**Information shown:**
++++++++++++++++++++

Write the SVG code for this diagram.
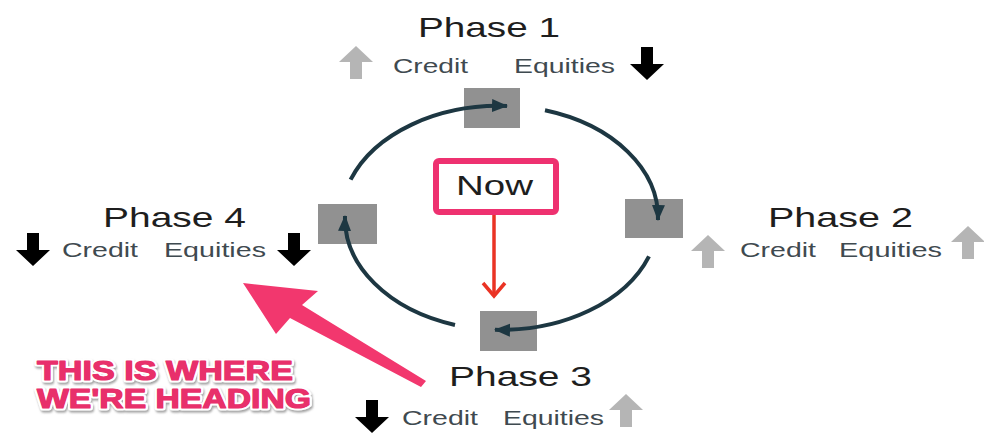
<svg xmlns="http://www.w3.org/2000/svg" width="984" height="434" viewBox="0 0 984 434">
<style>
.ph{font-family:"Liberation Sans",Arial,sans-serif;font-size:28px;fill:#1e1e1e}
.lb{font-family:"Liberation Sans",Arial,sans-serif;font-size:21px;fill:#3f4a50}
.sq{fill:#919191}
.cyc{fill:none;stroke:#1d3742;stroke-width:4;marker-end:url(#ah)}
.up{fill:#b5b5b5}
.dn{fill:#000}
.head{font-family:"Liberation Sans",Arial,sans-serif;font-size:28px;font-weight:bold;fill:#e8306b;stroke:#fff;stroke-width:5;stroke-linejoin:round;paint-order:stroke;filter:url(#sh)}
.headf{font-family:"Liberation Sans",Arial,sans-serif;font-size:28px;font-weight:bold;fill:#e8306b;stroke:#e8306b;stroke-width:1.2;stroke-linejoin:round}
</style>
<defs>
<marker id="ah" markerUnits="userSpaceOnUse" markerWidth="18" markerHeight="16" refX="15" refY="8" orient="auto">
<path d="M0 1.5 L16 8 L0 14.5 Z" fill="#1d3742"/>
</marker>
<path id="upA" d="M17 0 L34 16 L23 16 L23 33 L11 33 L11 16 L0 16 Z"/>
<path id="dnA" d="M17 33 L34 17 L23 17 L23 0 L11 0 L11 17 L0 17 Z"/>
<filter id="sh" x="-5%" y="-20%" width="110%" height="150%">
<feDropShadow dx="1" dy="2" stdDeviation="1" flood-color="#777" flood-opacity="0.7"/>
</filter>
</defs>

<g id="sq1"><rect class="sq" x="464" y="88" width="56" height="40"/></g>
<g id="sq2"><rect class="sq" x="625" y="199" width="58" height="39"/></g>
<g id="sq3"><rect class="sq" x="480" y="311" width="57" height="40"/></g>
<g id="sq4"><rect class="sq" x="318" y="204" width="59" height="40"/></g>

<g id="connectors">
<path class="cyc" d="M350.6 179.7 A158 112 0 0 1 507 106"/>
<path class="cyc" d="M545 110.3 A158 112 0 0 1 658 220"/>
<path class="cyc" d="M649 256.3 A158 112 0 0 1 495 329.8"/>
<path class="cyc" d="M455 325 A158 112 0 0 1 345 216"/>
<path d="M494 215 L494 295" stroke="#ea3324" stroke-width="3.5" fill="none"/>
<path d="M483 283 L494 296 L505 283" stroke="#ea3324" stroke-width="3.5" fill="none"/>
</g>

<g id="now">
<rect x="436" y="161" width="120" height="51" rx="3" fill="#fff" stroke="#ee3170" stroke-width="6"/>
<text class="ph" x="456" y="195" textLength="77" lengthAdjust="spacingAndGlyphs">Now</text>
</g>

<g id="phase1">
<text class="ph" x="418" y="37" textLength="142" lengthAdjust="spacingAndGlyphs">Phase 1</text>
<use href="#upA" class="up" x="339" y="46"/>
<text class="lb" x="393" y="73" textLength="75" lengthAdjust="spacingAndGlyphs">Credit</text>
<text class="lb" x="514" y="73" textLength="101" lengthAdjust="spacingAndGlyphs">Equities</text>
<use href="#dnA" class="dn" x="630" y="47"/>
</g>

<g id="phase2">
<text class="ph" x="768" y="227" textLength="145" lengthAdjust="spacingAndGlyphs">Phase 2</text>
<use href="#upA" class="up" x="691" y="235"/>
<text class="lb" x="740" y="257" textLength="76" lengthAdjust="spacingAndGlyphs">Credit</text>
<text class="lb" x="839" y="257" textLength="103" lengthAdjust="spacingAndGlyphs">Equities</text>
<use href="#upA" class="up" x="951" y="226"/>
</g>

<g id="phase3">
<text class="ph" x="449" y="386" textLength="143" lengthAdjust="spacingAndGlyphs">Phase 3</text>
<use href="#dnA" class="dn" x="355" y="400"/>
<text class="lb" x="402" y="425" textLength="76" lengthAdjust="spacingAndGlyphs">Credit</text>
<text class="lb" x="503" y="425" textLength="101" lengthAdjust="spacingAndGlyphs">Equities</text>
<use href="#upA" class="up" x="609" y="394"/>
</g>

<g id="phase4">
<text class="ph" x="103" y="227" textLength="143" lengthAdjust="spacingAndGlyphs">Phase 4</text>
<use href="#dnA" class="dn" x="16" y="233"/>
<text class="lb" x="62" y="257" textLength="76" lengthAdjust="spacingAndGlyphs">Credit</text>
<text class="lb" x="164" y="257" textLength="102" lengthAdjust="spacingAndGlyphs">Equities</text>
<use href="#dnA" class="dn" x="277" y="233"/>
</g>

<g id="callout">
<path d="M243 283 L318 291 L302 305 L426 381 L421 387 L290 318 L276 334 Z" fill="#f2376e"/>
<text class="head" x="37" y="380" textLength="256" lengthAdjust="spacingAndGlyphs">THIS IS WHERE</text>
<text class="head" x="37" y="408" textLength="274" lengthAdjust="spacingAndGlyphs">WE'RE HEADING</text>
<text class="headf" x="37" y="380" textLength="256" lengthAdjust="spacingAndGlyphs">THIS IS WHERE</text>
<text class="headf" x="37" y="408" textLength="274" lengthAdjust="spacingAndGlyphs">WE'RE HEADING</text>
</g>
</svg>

++++++++++++++++++++

**Aim:** Copy out the whole listing exactly, and don't carry over any pictures.

**Response to the task:**
Write the SVG code for this diagram.
<svg xmlns="http://www.w3.org/2000/svg" width="984" height="434" viewBox="0 0 984 434">
<style>
.ph{font-family:"Liberation Sans",Arial,sans-serif;font-size:28px;fill:#1e1e1e}
.lb{font-family:"Liberation Sans",Arial,sans-serif;font-size:21px;fill:#3f4a50}
.sq{fill:#919191}
.cyc{fill:none;stroke:#1d3742;stroke-width:4;marker-end:url(#ah)}
.up{fill:#b5b5b5}
.dn{fill:#000}
.head{font-family:"Liberation Sans",Arial,sans-serif;font-size:28px;font-weight:bold;fill:#e8306b;stroke:#fff;stroke-width:5;stroke-linejoin:round;paint-order:stroke;filter:url(#sh)}
.headf{font-family:"Liberation Sans",Arial,sans-serif;font-size:28px;font-weight:bold;fill:#e8306b;stroke:#e8306b;stroke-width:1.2;stroke-linejoin:round}
</style>
<defs>
<marker id="ah" markerUnits="userSpaceOnUse" markerWidth="18" markerHeight="16" refX="15" refY="8" orient="auto">
<path d="M0 1.5 L16 8 L0 14.5 Z" fill="#1d3742"/>
</marker>
<path id="upA" d="M17 0 L34 16 L23 16 L23 33 L11 33 L11 16 L0 16 Z"/>
<path id="dnA" d="M17 33 L34 17 L23 17 L23 0 L11 0 L11 17 L0 17 Z"/>
<filter id="sh" x="-5%" y="-20%" width="110%" height="150%">
<feDropShadow dx="1" dy="2" stdDeviation="1" flood-color="#777" flood-opacity="0.7"/>
</filter>
</defs>

<g id="sq1"><rect class="sq" x="464" y="88" width="56" height="40"/></g>
<g id="sq2"><rect class="sq" x="625" y="199" width="58" height="39"/></g>
<g id="sq3"><rect class="sq" x="480" y="311" width="57" height="40"/></g>
<g id="sq4"><rect class="sq" x="318" y="204" width="59" height="40"/></g>

<g id="connectors">
<path class="cyc" d="M350.6 179.7 A158 112 0 0 1 507 106"/>
<path class="cyc" d="M545 110.3 A158 112 0 0 1 658 220"/>
<path class="cyc" d="M649 256.3 A158 112 0 0 1 495 329.8"/>
<path class="cyc" d="M455 325 A158 112 0 0 1 345 216"/>
<path d="M494 215 L494 295" stroke="#ea3324" stroke-width="3.5" fill="none"/>
<path d="M483 283 L494 296 L505 283" stroke="#ea3324" stroke-width="3.5" fill="none"/>
</g>

<g id="now">
<rect x="436" y="161" width="120" height="51" rx="3" fill="#fff" stroke="#ee3170" stroke-width="6"/>
<text class="ph" x="456" y="195" textLength="77" lengthAdjust="spacingAndGlyphs">Now</text>
</g>

<g id="phase1">
<text class="ph" x="418" y="37" textLength="142" lengthAdjust="spacingAndGlyphs">Phase 1</text>
<use href="#upA" class="up" x="339" y="46"/>
<text class="lb" x="393" y="73" textLength="75" lengthAdjust="spacingAndGlyphs">Credit</text>
<text class="lb" x="514" y="73" textLength="101" lengthAdjust="spacingAndGlyphs">Equities</text>
<use href="#dnA" class="dn" x="630" y="47"/>
</g>

<g id="phase2">
<text class="ph" x="768" y="227" textLength="145" lengthAdjust="spacingAndGlyphs">Phase 2</text>
<use href="#upA" class="up" x="691" y="235"/>
<text class="lb" x="740" y="257" textLength="76" lengthAdjust="spacingAndGlyphs">Credit</text>
<text class="lb" x="839" y="257" textLength="103" lengthAdjust="spacingAndGlyphs">Equities</text>
<use href="#upA" class="up" x="951" y="226"/>
</g>

<g id="phase3">
<text class="ph" x="449" y="386" textLength="143" lengthAdjust="spacingAndGlyphs">Phase 3</text>
<use href="#dnA" class="dn" x="355" y="400"/>
<text class="lb" x="402" y="425" textLength="76" lengthAdjust="spacingAndGlyphs">Credit</text>
<text class="lb" x="503" y="425" textLength="101" lengthAdjust="spacingAndGlyphs">Equities</text>
<use href="#upA" class="up" x="609" y="394"/>
</g>

<g id="phase4">
<text class="ph" x="103" y="227" textLength="143" lengthAdjust="spacingAndGlyphs">Phase 4</text>
<use href="#dnA" class="dn" x="16" y="233"/>
<text class="lb" x="62" y="257" textLength="76" lengthAdjust="spacingAndGlyphs">Credit</text>
<text class="lb" x="164" y="257" textLength="102" lengthAdjust="spacingAndGlyphs">Equities</text>
<use href="#dnA" class="dn" x="277" y="233"/>
</g>

<g id="callout">
<path d="M243 283 L318 291 L302 305 L426 381 L421 387 L290 318 L276 334 Z" fill="#f2376e"/>
<text class="head" x="37" y="380" textLength="256" lengthAdjust="spacingAndGlyphs">THIS IS WHERE</text>
<text class="head" x="37" y="408" textLength="274" lengthAdjust="spacingAndGlyphs">WE'RE HEADING</text>
<text class="headf" x="37" y="380" textLength="256" lengthAdjust="spacingAndGlyphs">THIS IS WHERE</text>
<text class="headf" x="37" y="408" textLength="274" lengthAdjust="spacingAndGlyphs">WE'RE HEADING</text>
</g>
</svg>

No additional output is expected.